In April, Spencer resigned from the Chisago Lakes School Board after admitting he had violated district policies. Police and court records show Spencer was accused of using Snapchat to message at least one teen girl.
Spencer was never charged with a crime. A Chisago County Sheriff’s Office report concluded his actions “did not appear to be criminal in nature.”
In the investigation, deputies found he asked a 14-year-old girl for selfies, told her she was “very pretty” and invited her to his residence.
The girl’s mother obtained a restraining order against Spencer after the court found he “exploited a position of authority” by using social media to “continue the harassment.”
SafeSport, a national nonprofit that investigates allegations of misconduct in youth sports, is also investigating Spencer, who had coached high school softball, middle school football, and served as president of the Chisago Lakes Hockey Association.
Spencer’s police personnel file, obtained by 5 INVESTIGATES, shows he had two complaints against him, both of which were exonerated.

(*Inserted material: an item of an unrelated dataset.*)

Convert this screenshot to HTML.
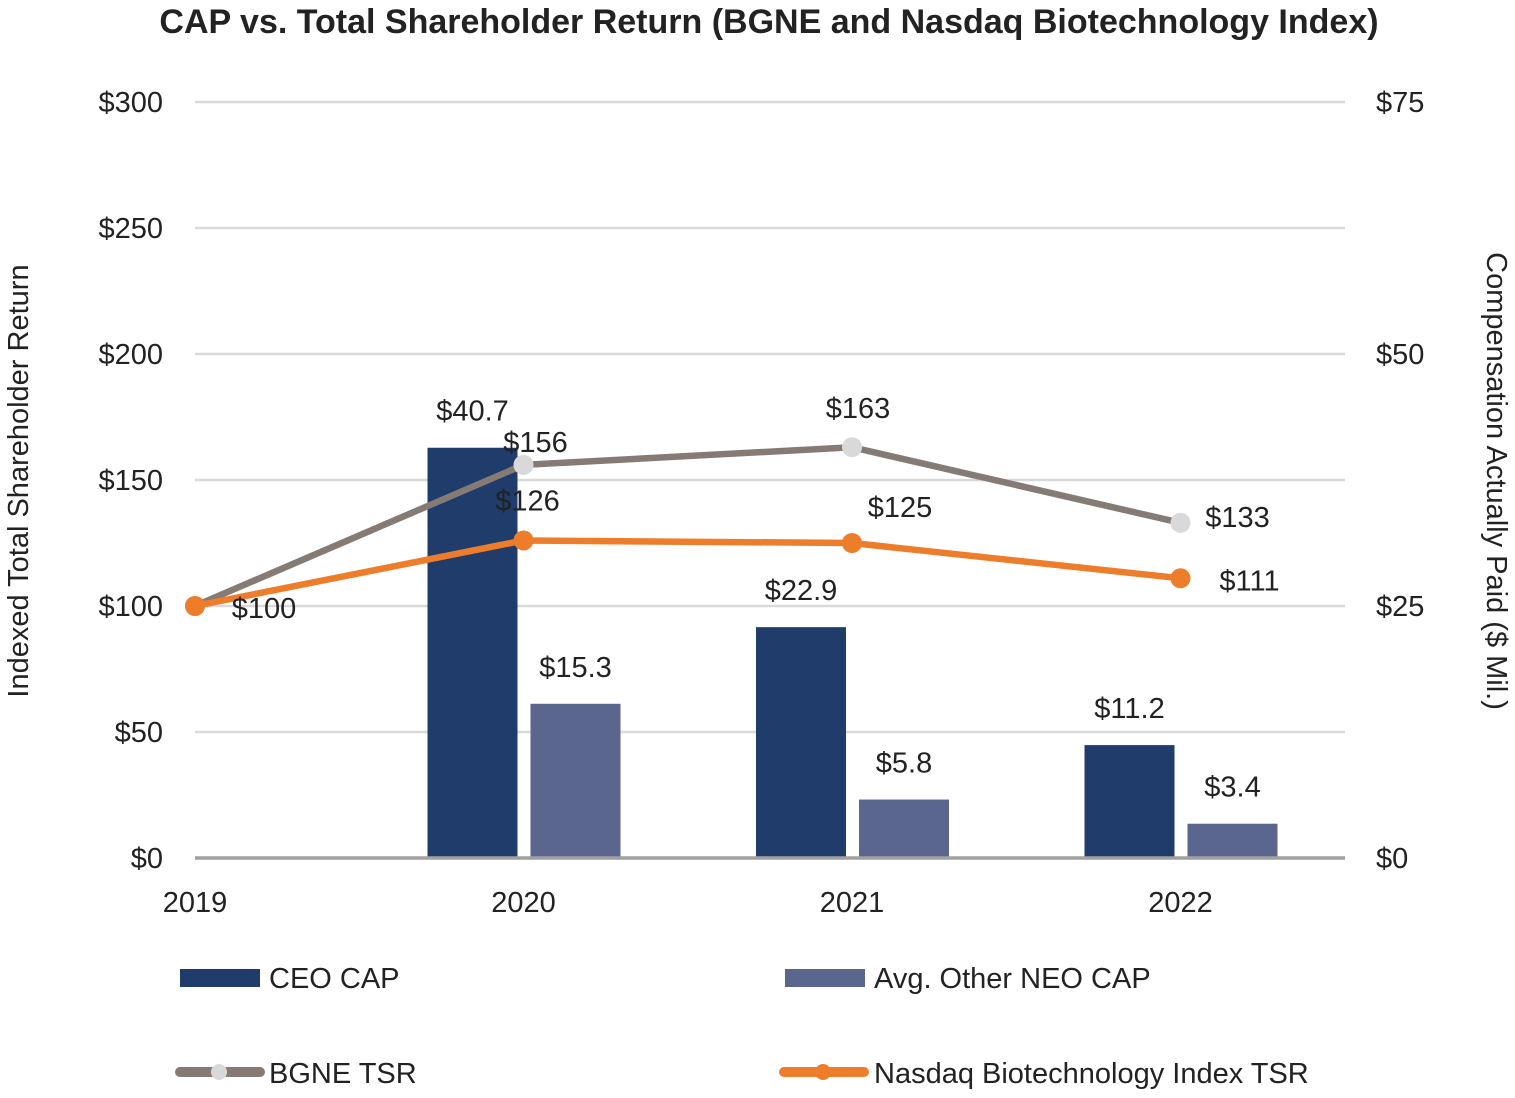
<!DOCTYPE html>
<html><head><meta charset="utf-8"><style>
html,body{margin:0;padding:0;background:#fff;}
svg text{font-family:"Liberation Sans",sans-serif;fill:#222;}
</style></head><body>
<svg id="chart" width="1515" height="1093" viewBox="0 0 1515 1093">
<text x="769" y="33" text-anchor="middle" font-size="34" font-weight="bold">CAP vs. Total Shareholder Return (BGNE and Nasdaq Biotechnology Index)</text>
<g id="grid"></g><g id="bars"></g><g id="axis"></g><g id="lines"></g><g id="labels"></g>
<text transform="translate(28,481) rotate(-90)" text-anchor="middle" font-size="29">Indexed Total Shareholder Return</text>
<text transform="translate(1487,481) rotate(90)" text-anchor="middle" font-size="29">Compensation Actually Paid ($ Mil.)</text>
<g>
<g><rect x="180" y="969" width="80" height="18" fill="#1f3c6b"/><text x="269" y="988" font-size="29">CEO CAP</text></g>
<g><rect x="785" y="969" width="80" height="18" fill="#5b668f"/><text x="874" y="988" font-size="29">Avg. Other NEO CAP</text></g>
<g><line x1="180" y1="1072" x2="260" y2="1072" stroke="#857b74" stroke-width="10" stroke-linecap="round"/><circle cx="219" cy="1072" r="8" fill="#d9d9d9"/><text x="269" y="1083" font-size="29">BGNE TSR</text></g>
<g><line x1="784" y1="1072" x2="864" y2="1072" stroke="#ee7d2b" stroke-width="10" stroke-linecap="round"/><circle cx="823" cy="1072" r="8" fill="#ee7d2b"/><text x="874" y="1083" font-size="29">Nasdaq Biotechnology Index TSR</text></g>
</g>
</svg>
<script>
const years = ["2019","2020","2021","2022"];
const ceoCap = [null, 40.7, 22.9, 11.2];
const neoCap = [null, 15.3, 5.8, 3.4];
const bgneTsr = [100, 156, 163, 133];
const nasdaqTsr = [100, 126, 125, 111];
const leftTicks = [0,50,100,150,200,250,300];
const rightTicks = [0,25,50,75];

const NS="http://www.w3.org/2000/svg";
const x0=195, x1=1345, xStep=328.5;
const yBase=858, yTop=102;
const xPos=i=>x0+i*xStep;
const yL=v=>yBase-(v/300)*(yBase-yTop);
const yR=v=>yBase-(v/75)*(yBase-yTop);
function mk(tag,attrs,parent,txt){const e=document.createElementNS(NS,tag);for(const k in attrs)e.setAttribute(k,attrs[k]);if(txt!==undefined)e.textContent=txt;parent.appendChild(e);return e;}
const grid=document.getElementById('grid'),bars=document.getElementById('bars'),axis=document.getElementById('axis'),lines=document.getElementById('lines'),labels=document.getElementById('labels');

leftTicks.forEach(t=>{
  if(t>0){
    const g=mk('line',{x1:x0,x2:x1,y1:yL(t),y2:yL(t),stroke:'#d9d9d9','stroke-width':2.5},grid);
    
    
  }
  const l=mk('text',{x:163,y:yL(t)+10,'text-anchor':'end','font-size':29},grid,'$'+t);
  
  
});
rightTicks.forEach(t=>{
  const l=mk('text',{x:1376,y:yR(t)+10,'font-size':29},grid,'$'+t);
  
  
});
years.forEach((y,i)=>{
  const l=mk('text',{x:xPos(i),y:912,'text-anchor':'middle','font-size':29},grid,y);
  
  
});

const bw=90;
function drawBars(arr,off,color,name){
  arr.forEach((v,i)=>{
    if(v===null)return;
    const cx=xPos(i)+off;
    const r=mk('rect',{x:cx-bw/2,y:yR(v),width:bw,height:yBase-yR(v),fill:color},bars);
    
    
    const t=mk('text',{x:cx,y:yR(v)-27,'text-anchor':'middle','font-size':29},labels,'$'+v.toFixed(1));
    
    
  });
}
drawBars(ceoCap,-51,'#1f3c6b','ceo-cap');
drawBars(neoCap,52,'#5b668f','neo-cap');

const ax=mk('line',{x1:x0,x2:x1,y1:yBase,y2:yBase,stroke:'#a0a0a0','stroke-width':3.5},axis);



function drawLine(arr,color,fill,name,offs){
  const pts=arr.map((v,i)=>xPos(i)+','+yL(v)).join(' ');
  const p=mk('polyline',{points:pts,fill:'none',stroke:color,'stroke-width':6.5,'stroke-linejoin':'round'},lines);
  
  
  arr.forEach((v,i)=>{
    const c=mk('circle',{cx:xPos(i),cy:yL(v),r:10,fill:fill},lines);
    
    
    if(offs[i]){
      const t=mk('text',{x:xPos(i)+offs[i][0],y:yL(v)+offs[i][1],'text-anchor':'middle','font-size':29},labels,'$'+v);
      
      
    }
  });
}
drawLine(bgneTsr,'#857b74','#d9d9d9','bgne-tsr',[null,[12,-13],[6,-29],[57,4]]);
drawLine(nasdaqTsr,'#ee7d2b','#ee7d2b','nasdaq-tsr',[[69,12],[4,-30],[48,-26],[69,12]]);
</script>
</body></html>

The file shows Spencer was first hired by the LAPD in 2007 where he rose to the rank of patrol sergeant in 2018. Spencer’s law enforcement license, which expires next year, is currently inactive, according to the Minnesota Peace Officer Standards and Training (POST Board).
Spencer addressed the allegations during a school board meeting in April, making special note they weren’t criminal in nature. He acknowledged the district investigation found he violated a policy “regarding excessive social contact between staff and students, and also transporting students in a non-authorized personal vehicle.”
In a prepared statement to the school board, Spencer said he fully cooperated with the district’s investigation and wanted to be transparent.
“Actions on my part have only ever been intended to help and support kids,” Spencer said. “I would never do anything to compromise that.”